CHALLENGE: Every line below should be repeated exactly.

MATERIAL PROVIDED:

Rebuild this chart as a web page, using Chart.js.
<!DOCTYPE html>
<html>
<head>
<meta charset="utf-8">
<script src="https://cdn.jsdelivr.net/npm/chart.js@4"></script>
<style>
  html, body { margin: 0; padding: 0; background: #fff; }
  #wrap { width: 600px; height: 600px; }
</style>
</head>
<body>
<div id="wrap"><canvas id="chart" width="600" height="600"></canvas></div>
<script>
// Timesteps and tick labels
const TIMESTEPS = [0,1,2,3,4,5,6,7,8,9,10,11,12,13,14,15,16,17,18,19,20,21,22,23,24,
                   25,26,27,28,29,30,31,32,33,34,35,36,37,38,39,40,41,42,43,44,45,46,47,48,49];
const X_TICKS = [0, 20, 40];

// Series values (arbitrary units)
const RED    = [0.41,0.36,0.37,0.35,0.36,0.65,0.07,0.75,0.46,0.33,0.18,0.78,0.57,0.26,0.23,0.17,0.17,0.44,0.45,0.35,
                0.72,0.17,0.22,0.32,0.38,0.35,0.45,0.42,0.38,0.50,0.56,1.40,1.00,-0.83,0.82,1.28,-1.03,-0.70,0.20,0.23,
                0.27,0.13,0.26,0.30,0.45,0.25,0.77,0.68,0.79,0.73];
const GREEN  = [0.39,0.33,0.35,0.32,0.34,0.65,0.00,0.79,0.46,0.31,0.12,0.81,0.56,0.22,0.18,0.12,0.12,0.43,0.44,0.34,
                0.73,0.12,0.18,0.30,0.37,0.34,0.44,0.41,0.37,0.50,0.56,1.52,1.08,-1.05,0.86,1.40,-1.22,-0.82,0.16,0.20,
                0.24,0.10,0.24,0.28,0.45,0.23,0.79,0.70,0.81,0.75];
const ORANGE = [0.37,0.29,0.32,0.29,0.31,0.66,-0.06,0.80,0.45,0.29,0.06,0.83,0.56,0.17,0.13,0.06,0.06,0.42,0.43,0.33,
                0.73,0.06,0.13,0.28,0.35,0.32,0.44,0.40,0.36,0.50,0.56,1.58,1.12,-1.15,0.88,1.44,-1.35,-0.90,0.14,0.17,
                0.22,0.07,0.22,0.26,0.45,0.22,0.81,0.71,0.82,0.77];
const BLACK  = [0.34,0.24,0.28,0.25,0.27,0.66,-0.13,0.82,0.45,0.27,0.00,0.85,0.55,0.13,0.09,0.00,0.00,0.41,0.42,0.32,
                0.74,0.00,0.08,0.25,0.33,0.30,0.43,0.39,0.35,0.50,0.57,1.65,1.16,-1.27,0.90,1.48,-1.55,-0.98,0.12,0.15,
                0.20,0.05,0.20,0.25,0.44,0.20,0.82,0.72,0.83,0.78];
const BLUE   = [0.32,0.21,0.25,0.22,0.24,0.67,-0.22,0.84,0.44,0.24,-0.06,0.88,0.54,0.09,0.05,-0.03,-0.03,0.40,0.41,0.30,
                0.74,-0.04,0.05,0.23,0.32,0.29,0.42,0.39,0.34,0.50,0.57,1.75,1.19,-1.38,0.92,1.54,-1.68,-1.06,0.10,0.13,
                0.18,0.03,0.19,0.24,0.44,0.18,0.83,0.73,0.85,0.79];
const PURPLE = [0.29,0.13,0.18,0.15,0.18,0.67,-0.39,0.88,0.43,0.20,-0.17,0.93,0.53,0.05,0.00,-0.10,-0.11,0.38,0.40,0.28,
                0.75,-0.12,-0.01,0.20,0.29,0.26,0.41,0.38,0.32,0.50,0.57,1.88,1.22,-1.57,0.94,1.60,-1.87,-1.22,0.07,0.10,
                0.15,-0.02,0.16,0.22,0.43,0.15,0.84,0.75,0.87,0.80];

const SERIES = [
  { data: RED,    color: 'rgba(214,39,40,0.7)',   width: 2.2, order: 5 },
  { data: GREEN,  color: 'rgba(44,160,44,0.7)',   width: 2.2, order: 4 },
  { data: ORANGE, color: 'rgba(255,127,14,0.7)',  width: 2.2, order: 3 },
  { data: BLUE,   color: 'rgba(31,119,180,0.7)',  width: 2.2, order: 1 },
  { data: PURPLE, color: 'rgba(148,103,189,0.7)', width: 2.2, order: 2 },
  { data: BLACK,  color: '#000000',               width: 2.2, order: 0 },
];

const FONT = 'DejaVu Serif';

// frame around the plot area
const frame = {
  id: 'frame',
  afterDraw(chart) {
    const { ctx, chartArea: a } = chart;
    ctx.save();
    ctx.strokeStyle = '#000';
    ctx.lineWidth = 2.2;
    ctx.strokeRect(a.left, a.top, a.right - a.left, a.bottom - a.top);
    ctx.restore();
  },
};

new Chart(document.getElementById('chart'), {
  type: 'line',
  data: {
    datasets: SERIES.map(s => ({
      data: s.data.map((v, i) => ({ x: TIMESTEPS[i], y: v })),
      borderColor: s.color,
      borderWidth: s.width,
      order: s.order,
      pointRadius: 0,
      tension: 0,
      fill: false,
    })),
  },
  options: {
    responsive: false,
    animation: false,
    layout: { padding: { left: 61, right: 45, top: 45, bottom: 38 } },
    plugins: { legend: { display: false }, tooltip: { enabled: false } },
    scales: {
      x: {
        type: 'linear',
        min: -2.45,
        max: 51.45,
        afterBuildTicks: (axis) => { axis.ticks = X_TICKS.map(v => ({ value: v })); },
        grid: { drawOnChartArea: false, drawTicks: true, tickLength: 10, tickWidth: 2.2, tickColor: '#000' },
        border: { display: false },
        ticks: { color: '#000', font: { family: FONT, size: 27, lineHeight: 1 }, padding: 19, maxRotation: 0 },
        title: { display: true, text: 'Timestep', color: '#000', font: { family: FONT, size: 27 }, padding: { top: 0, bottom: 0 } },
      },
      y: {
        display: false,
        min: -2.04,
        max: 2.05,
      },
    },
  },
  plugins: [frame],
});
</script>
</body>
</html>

THE COMPLETED TASK:
Rebuild this chart as a web page, using Chart.js.
<!DOCTYPE html>
<html>
<head>
<meta charset="utf-8">
<script src="https://cdn.jsdelivr.net/npm/chart.js@4"></script>
<style>
  html, body { margin: 0; padding: 0; background: #fff; }
  #wrap { width: 600px; height: 600px; }
</style>
</head>
<body>
<div id="wrap"><canvas id="chart" width="600" height="600"></canvas></div>
<script>
// Timesteps and tick labels
const TIMESTEPS = [0,1,2,3,4,5,6,7,8,9,10,11,12,13,14,15,16,17,18,19,20,21,22,23,24,
                   25,26,27,28,29,30,31,32,33,34,35,36,37,38,39,40,41,42,43,44,45,46,47,48,49];
const X_TICKS = [0, 20, 40];

// Series values (arbitrary units)
const RED    = [0.41,0.36,0.37,0.35,0.36,0.65,0.07,0.75,0.46,0.33,0.18,0.78,0.57,0.26,0.23,0.17,0.17,0.44,0.45,0.35,
                0.72,0.17,0.22,0.32,0.38,0.35,0.45,0.42,0.38,0.50,0.56,1.40,1.00,-0.83,0.82,1.28,-1.03,-0.70,0.20,0.23,
                0.27,0.13,0.26,0.30,0.45,0.25,0.77,0.68,0.79,0.73];
const GREEN  = [0.39,0.33,0.35,0.32,0.34,0.65,0.00,0.79,0.46,0.31,0.12,0.81,0.56,0.22,0.18,0.12,0.12,0.43,0.44,0.34,
                0.73,0.12,0.18,0.30,0.37,0.34,0.44,0.41,0.37,0.50,0.56,1.52,1.08,-1.05,0.86,1.40,-1.22,-0.82,0.16,0.20,
                0.24,0.10,0.24,0.28,0.45,0.23,0.79,0.70,0.81,0.75];
const ORANGE = [0.37,0.29,0.32,0.29,0.31,0.66,-0.06,0.80,0.45,0.29,0.06,0.83,0.56,0.17,0.13,0.06,0.06,0.42,0.43,0.33,
                0.73,0.06,0.13,0.28,0.35,0.32,0.44,0.40,0.36,0.50,0.56,1.58,1.12,-1.15,0.88,1.44,-1.35,-0.90,0.14,0.17,
                0.22,0.07,0.22,0.26,0.45,0.22,0.81,0.71,0.82,0.77];
const BLACK  = [0.34,0.24,0.28,0.25,0.27,0.66,-0.13,0.82,0.45,0.27,0.00,0.85,0.55,0.13,0.09,0.00,0.00,0.41,0.42,0.32,
                0.74,0.00,0.08,0.25,0.33,0.30,0.43,0.39,0.35,0.50,0.57,1.65,1.16,-1.27,0.90,1.48,-1.55,-0.98,0.12,0.15,
                0.20,0.05,0.20,0.25,0.44,0.20,0.82,0.72,0.83,0.78];
const BLUE   = [0.32,0.21,0.25,0.22,0.24,0.67,-0.22,0.84,0.44,0.24,-0.06,0.88,0.54,0.09,0.05,-0.03,-0.03,0.40,0.41,0.30,
                0.74,-0.04,0.05,0.23,0.32,0.29,0.42,0.39,0.34,0.50,0.57,1.75,1.19,-1.38,0.92,1.54,-1.68,-1.06,0.10,0.13,
                0.18,0.03,0.19,0.24,0.44,0.18,0.83,0.73,0.85,0.79];
const PURPLE = [0.29,0.13,0.18,0.15,0.18,0.67,-0.39,0.88,0.43,0.20,-0.17,0.93,0.53,0.05,0.00,-0.10,-0.11,0.38,0.40,0.28,
                0.75,-0.12,-0.01,0.20,0.29,0.26,0.41,0.38,0.32,0.50,0.57,1.88,1.22,-1.57,0.94,1.60,-1.87,-1.22,0.07,0.10,
                0.15,-0.02,0.16,0.22,0.43,0.15,0.84,0.75,0.87,0.80];

const SERIES = [
  { data: RED,    color: 'rgba(214,39,40,0.7)',   width: 2.2, order: 5 },
  { data: GREEN,  color: 'rgba(44,160,44,0.7)',   width: 2.2, order: 4 },
  { data: ORANGE, color: 'rgba(255,127,14,0.7)',  width: 2.2, order: 3 },
  { data: BLUE,   color: 'rgba(31,119,180,0.7)',  width: 2.2, order: 1 },
  { data: PURPLE, color: 'rgba(148,103,189,0.7)', width: 2.2, order: 2 },
  { data: BLACK,  color: '#000000',               width: 2.2, order: 0 },
];

const FONT = 'DejaVu Serif';

// frame around the plot area
const frame = {
  id: 'frame',
  afterDraw(chart) {
    const { ctx, chartArea: a } = chart;
    ctx.save();
    ctx.strokeStyle = '#000';
    ctx.lineWidth = 2.2;
    ctx.strokeRect(a.left, a.top, a.right - a.left, a.bottom - a.top);
    ctx.restore();
  },
};

new Chart(document.getElementById('chart'), {
  type: 'line',
  data: {
    datasets: SERIES.map(s => ({
      data: s.data.map((v, i) => ({ x: TIMESTEPS[i], y: v })),
      borderColor: s.color,
      borderWidth: s.width,
      order: s.order,
      pointRadius: 0,
      tension: 0,
      fill: false,
    })),
  },
  options: {
    responsive: false,
    animation: false,
    layout: { padding: { left: 61, right: 45, top: 45, bottom: 38 } },
    plugins: { legend: { display: false }, tooltip: { enabled: false } },
    scales: {
      x: {
        type: 'linear',
        min: -2.45,
        max: 51.45,
        afterBuildTicks: (axis) => { axis.ticks = X_TICKS.map(v => ({ value: v })); },
        grid: { drawOnChartArea: false, drawTicks: true, tickLength: 10, tickWidth: 2.2, tickColor: '#000' },
        border: { display: false },
        ticks: { color: '#000', font: { family: FONT, size: 27, lineHeight: 1 }, padding: 19, maxRotation: 0 },
        title: { display: true, text: 'Timestep', color: '#000', font: { family: FONT, size: 27 }, padding: { top: 0, bottom: 0 } },
      },
      y: {
        display: false,
        min: -2.04,
        max: 2.05,
      },
    },
  },
  plugins: [frame],
});
</script>
</body>
</html>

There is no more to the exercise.